There is -- or should be -- an understanding that when such a phrase is used, it is not intended to be taken as a precise duration. Furthermore, for any of these expressions, while there is not necessarily just one moment in time that it is equivalent to, there is a vast range of times that it definitely does not denote.
It only requires you to know how many days are in each month, and you have to know what you’re counting. That’s the problem with calc: it discards the semantics of “how I got here,”
I think it's more complicated, and depends on assumptions made by the speaker and the listener: if I say "two and a half months from now", is the half-month equal to 15 days or 14? If the target duration is February, perhaps I'd assume 14; but otherwise I probably assume 15; but what if February is one of the whole months in between?
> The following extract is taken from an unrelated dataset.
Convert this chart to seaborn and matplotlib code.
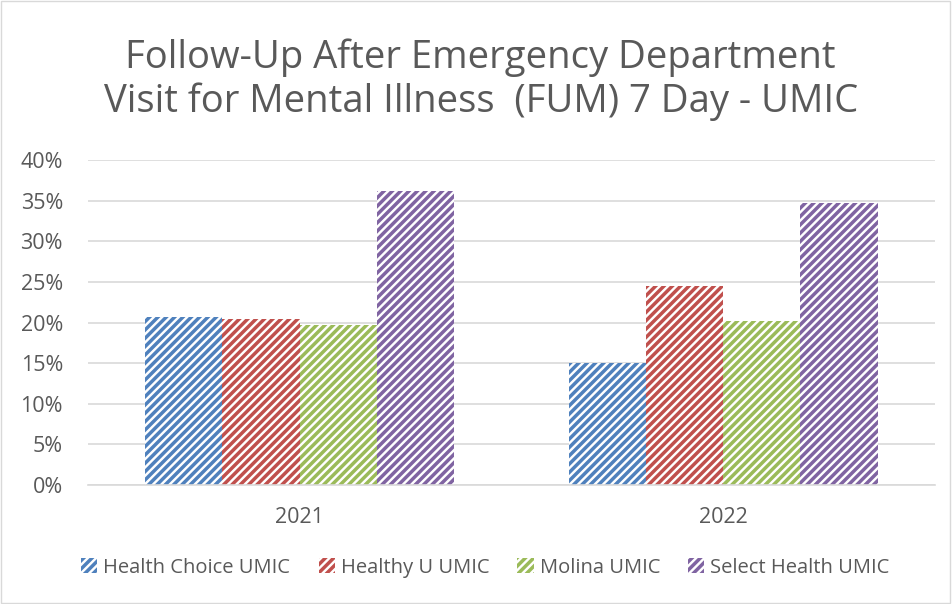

In my experience (in my culture), we avoid these problems by just assuming that we'd never convey a precise date in this manner: anything more than a week away we tend to convey with the exact date (March 15th); or, we might say "exactly two weeks from today" or "exactly one month ago" (implying the same numerical day-of-month, regardless of how long each month is), but I don't think we'd ever say "exactly one and a half months from now".

And this is why calendars are hard: it's as much (or more) anthropology as it is arithmetic.

True, but you wouldn't use that in a context where precision is required. You'd say something like '31 weeks' if the specific duration mattered, or just the date itself. When the exact duration isn't particularly relevant, the ambiguous 'four and a half months' works just fine.